Dataset section ▸

----------

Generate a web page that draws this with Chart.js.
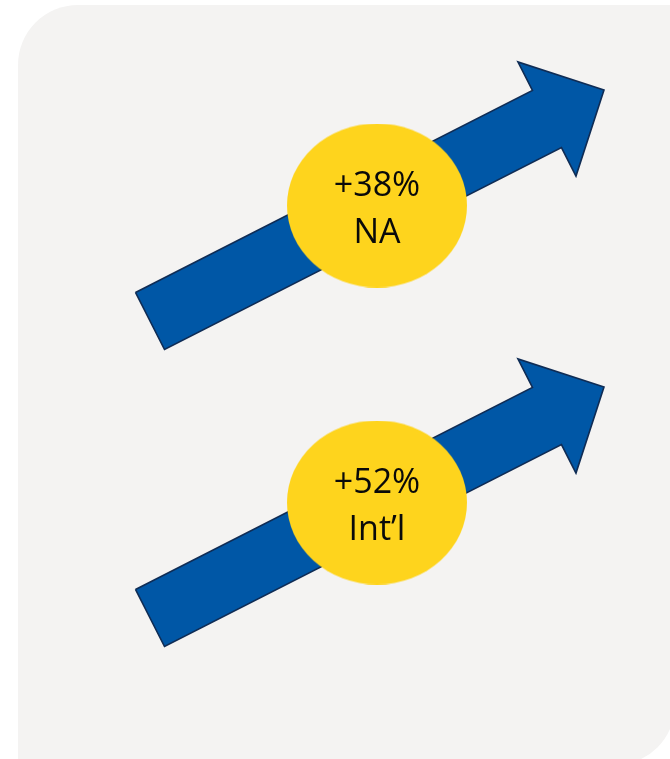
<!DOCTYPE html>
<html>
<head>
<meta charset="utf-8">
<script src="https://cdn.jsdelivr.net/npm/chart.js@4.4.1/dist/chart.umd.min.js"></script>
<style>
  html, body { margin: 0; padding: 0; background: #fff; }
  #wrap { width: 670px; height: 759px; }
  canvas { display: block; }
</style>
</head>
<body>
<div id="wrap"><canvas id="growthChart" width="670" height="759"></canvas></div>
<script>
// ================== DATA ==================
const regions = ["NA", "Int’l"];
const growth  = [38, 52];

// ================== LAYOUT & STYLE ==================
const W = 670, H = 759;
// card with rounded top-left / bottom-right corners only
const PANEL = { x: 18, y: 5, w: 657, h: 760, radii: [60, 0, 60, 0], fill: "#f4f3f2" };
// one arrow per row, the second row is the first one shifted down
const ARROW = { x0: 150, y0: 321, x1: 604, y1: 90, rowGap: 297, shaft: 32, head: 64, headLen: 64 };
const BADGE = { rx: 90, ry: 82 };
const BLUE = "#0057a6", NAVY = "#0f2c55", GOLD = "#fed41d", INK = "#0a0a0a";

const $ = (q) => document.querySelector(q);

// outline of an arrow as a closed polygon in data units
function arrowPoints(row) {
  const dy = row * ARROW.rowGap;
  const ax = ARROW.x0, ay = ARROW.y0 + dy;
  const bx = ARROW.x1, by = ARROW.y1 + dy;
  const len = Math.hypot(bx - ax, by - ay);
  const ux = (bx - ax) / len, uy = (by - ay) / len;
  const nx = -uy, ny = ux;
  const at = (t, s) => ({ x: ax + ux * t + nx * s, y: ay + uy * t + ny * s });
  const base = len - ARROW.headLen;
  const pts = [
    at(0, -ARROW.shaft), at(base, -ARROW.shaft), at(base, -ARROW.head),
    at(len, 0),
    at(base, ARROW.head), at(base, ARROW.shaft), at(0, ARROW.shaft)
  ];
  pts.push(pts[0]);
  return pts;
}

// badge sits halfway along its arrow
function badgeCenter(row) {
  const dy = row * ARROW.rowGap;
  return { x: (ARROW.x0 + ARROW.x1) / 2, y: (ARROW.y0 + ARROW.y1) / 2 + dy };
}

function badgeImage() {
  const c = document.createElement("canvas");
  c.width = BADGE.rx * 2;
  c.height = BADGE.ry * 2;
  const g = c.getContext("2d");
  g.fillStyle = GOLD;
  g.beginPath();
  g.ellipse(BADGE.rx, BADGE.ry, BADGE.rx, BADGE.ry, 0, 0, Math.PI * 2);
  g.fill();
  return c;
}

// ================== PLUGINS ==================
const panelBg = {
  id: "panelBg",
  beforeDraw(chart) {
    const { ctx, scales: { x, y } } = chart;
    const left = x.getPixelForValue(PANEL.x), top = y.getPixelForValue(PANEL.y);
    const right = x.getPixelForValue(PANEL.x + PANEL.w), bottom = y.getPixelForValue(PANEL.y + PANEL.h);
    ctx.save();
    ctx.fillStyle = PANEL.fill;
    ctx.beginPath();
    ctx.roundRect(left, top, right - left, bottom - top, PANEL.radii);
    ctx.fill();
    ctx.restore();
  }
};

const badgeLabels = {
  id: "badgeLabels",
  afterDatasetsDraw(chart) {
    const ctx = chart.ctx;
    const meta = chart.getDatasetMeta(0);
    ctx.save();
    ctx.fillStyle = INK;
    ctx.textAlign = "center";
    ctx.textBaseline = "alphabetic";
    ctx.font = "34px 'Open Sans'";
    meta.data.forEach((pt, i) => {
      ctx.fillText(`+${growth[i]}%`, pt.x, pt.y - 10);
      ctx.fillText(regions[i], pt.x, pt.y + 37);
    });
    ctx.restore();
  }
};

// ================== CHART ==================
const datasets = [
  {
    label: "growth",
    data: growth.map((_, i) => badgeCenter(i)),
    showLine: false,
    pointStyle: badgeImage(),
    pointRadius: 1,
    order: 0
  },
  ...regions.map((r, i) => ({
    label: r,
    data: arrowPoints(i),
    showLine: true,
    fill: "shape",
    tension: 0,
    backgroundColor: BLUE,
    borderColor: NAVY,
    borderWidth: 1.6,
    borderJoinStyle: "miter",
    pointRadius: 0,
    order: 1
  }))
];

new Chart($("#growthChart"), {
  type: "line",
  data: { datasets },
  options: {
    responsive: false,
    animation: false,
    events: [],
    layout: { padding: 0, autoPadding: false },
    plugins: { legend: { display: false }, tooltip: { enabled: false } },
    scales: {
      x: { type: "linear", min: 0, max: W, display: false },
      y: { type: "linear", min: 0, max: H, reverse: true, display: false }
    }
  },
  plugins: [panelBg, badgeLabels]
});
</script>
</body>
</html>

----------

Task details ▸ Reproduce the listing word for word and omit its pictures.

Result for this exercise ▸
Generate a web page that draws this with Chart.js.
<!DOCTYPE html>
<html>
<head>
<meta charset="utf-8">
<script src="https://cdn.jsdelivr.net/npm/chart.js@4.4.1/dist/chart.umd.min.js"></script>
<style>
  html, body { margin: 0; padding: 0; background: #fff; }
  #wrap { width: 670px; height: 759px; }
  canvas { display: block; }
</style>
</head>
<body>
<div id="wrap"><canvas id="growthChart" width="670" height="759"></canvas></div>
<script>
// ================== DATA ==================
const regions = ["NA", "Int’l"];
const growth  = [38, 52];

// ================== LAYOUT & STYLE ==================
const W = 670, H = 759;
// card with rounded top-left / bottom-right corners only
const PANEL = { x: 18, y: 5, w: 657, h: 760, radii: [60, 0, 60, 0], fill: "#f4f3f2" };
// one arrow per row, the second row is the first one shifted down
const ARROW = { x0: 150, y0: 321, x1: 604, y1: 90, rowGap: 297, shaft: 32, head: 64, headLen: 64 };
const BADGE = { rx: 90, ry: 82 };
const BLUE = "#0057a6", NAVY = "#0f2c55", GOLD = "#fed41d", INK = "#0a0a0a";

const $ = (q) => document.querySelector(q);

// outline of an arrow as a closed polygon in data units
function arrowPoints(row) {
  const dy = row * ARROW.rowGap;
  const ax = ARROW.x0, ay = ARROW.y0 + dy;
  const bx = ARROW.x1, by = ARROW.y1 + dy;
  const len = Math.hypot(bx - ax, by - ay);
  const ux = (bx - ax) / len, uy = (by - ay) / len;
  const nx = -uy, ny = ux;
  const at = (t, s) => ({ x: ax + ux * t + nx * s, y: ay + uy * t + ny * s });
  const base = len - ARROW.headLen;
  const pts = [
    at(0, -ARROW.shaft), at(base, -ARROW.shaft), at(base, -ARROW.head),
    at(len, 0),
    at(base, ARROW.head), at(base, ARROW.shaft), at(0, ARROW.shaft)
  ];
  pts.push(pts[0]);
  return pts;
}

// badge sits halfway along its arrow
function badgeCenter(row) {
  const dy = row * ARROW.rowGap;
  return { x: (ARROW.x0 + ARROW.x1) / 2, y: (ARROW.y0 + ARROW.y1) / 2 + dy };
}

function badgeImage() {
  const c = document.createElement("canvas");
  c.width = BADGE.rx * 2;
  c.height = BADGE.ry * 2;
  const g = c.getContext("2d");
  g.fillStyle = GOLD;
  g.beginPath();
  g.ellipse(BADGE.rx, BADGE.ry, BADGE.rx, BADGE.ry, 0, 0, Math.PI * 2);
  g.fill();
  return c;
}

// ================== PLUGINS ==================
const panelBg = {
  id: "panelBg",
  beforeDraw(chart) {
    const { ctx, scales: { x, y } } = chart;
    const left = x.getPixelForValue(PANEL.x), top = y.getPixelForValue(PANEL.y);
    const right = x.getPixelForValue(PANEL.x + PANEL.w), bottom = y.getPixelForValue(PANEL.y + PANEL.h);
    ctx.save();
    ctx.fillStyle = PANEL.fill;
    ctx.beginPath();
    ctx.roundRect(left, top, right - left, bottom - top, PANEL.radii);
    ctx.fill();
    ctx.restore();
  }
};

const badgeLabels = {
  id: "badgeLabels",
  afterDatasetsDraw(chart) {
    const ctx = chart.ctx;
    const meta = chart.getDatasetMeta(0);
    ctx.save();
    ctx.fillStyle = INK;
    ctx.textAlign = "center";
    ctx.textBaseline = "alphabetic";
    ctx.font = "34px 'Open Sans'";
    meta.data.forEach((pt, i) => {
      ctx.fillText(`+${growth[i]}%`, pt.x, pt.y - 10);
      ctx.fillText(regions[i], pt.x, pt.y + 37);
    });
    ctx.restore();
  }
};

// ================== CHART ==================
const datasets = [
  {
    label: "growth",
    data: growth.map((_, i) => badgeCenter(i)),
    showLine: false,
    pointStyle: badgeImage(),
    pointRadius: 1,
    order: 0
  },
  ...regions.map((r, i) => ({
    label: r,
    data: arrowPoints(i),
    showLine: true,
    fill: "shape",
    tension: 0,
    backgroundColor: BLUE,
    borderColor: NAVY,
    borderWidth: 1.6,
    borderJoinStyle: "miter",
    pointRadius: 0,
    order: 1
  }))
];

new Chart($("#growthChart"), {
  type: "line",
  data: { datasets },
  options: {
    responsive: false,
    animation: false,
    events: [],
    layout: { padding: 0, autoPadding: false },
    plugins: { legend: { display: false }, tooltip: { enabled: false } },
    scales: {
      x: { type: "linear", min: 0, max: W, display: false },
      y: { type: "linear", min: 0, max: H, reverse: true, display: false }
    }
  },
  plugins: [panelBg, badgeLabels]
});
</script>
</body>
</html>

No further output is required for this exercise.